C’est que l’identité qui est au cœur du spectacle dépasse de très loin la notion étriquée et nauséeuse qui pollue l’histoire contemporaine et donne au Poète aveugle une dimension à la fois politique et intime que l’on rêve de faire partager au plus grand nombre.

Dans un texte éclairant proposé au public, le dramaturge Erwin Jans indique : “Chacun n’a qu’une identité, dit Amin Maalouf, mais celle-ci se compose de nombreuses facettes et horizons.

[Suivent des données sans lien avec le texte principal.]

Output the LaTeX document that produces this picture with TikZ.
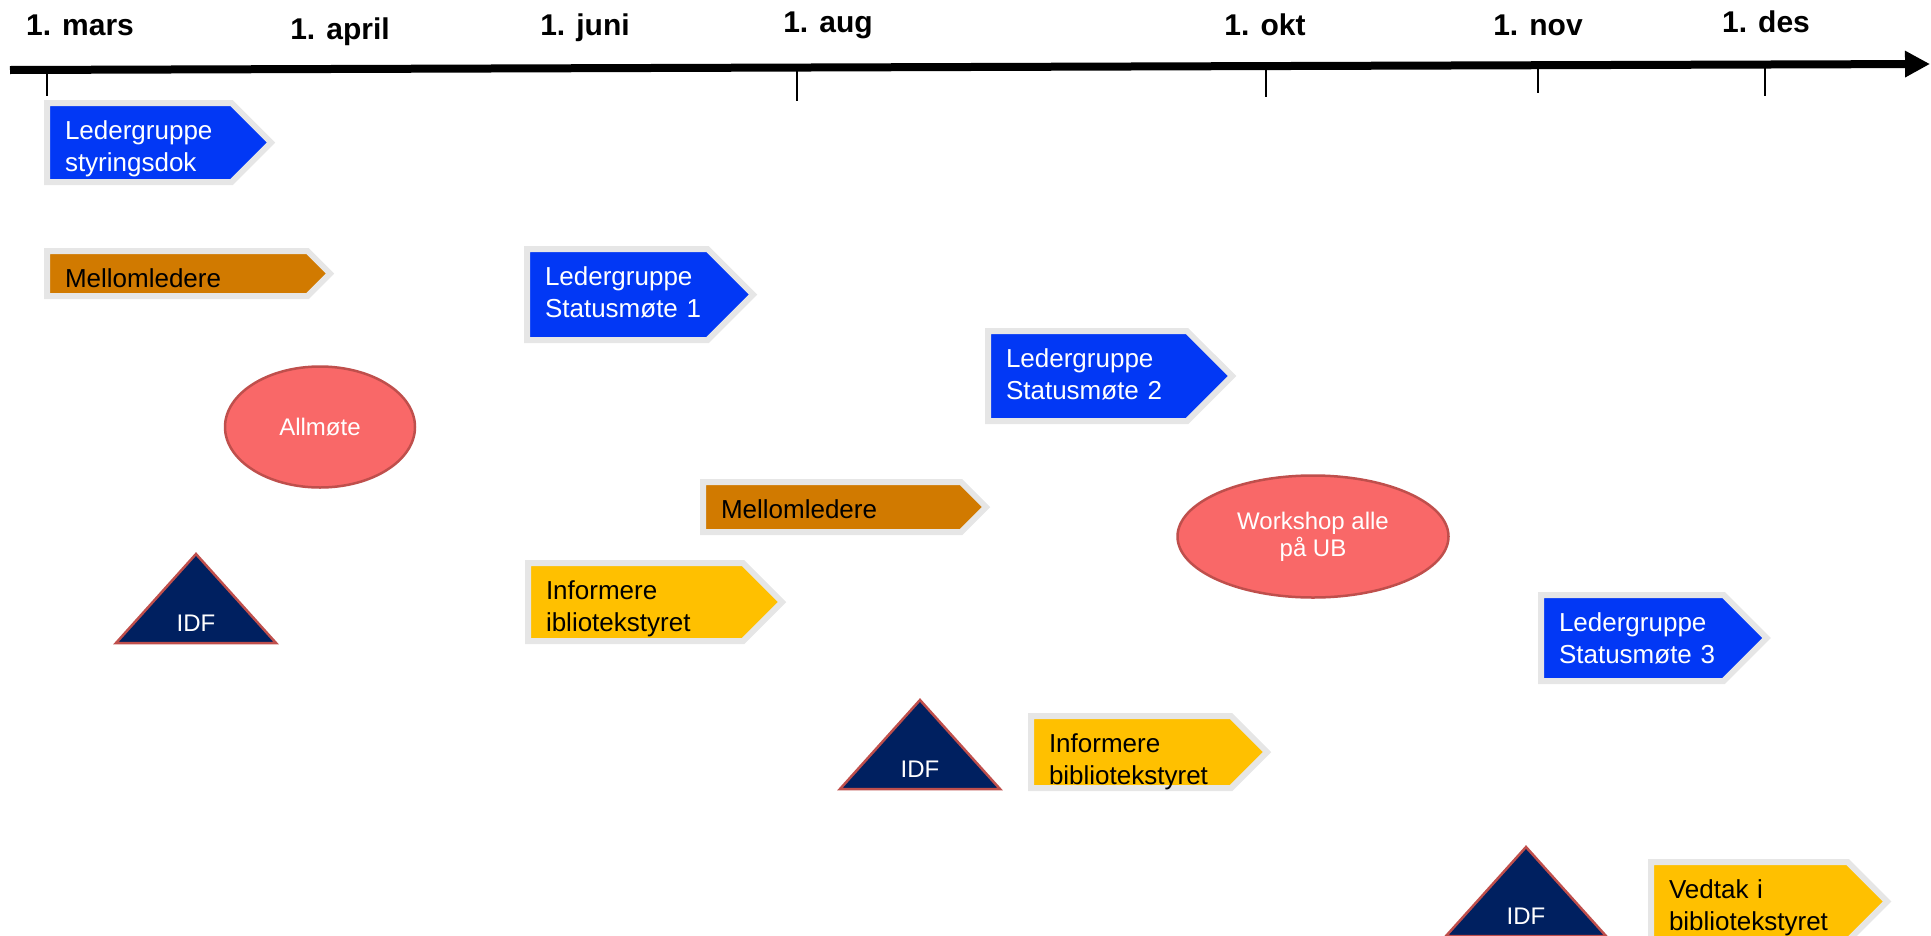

C’est pourquoi, outre à un ‘examen de conscience’, il propose de procéder également à un ‘examen d’identité’. Cela ressemble à la méthode généalogique que propage Nietzsche : plus on remonte dans le passé, plus on trouve de couches dont est composée notre identité, et plus ‘impur’ on devient. (…) Maalouf se sert également de cette image : ‘L’identité d’une personne n’est pas un patchwork, c’est un dessin sur une peau tendue ; qu’une seule appartenance soit touchée, et c’est toute la personne qui vibre.’ (…) Jan Lauwers prend au sérieux cette vibration islamique au sein de l’identité européenne et il l’a fait clairement retentir dans son spectacle.”

Il reste cinq jours pour aller voir Le Poète aveugle. Un conseil, allez-y tambour battant.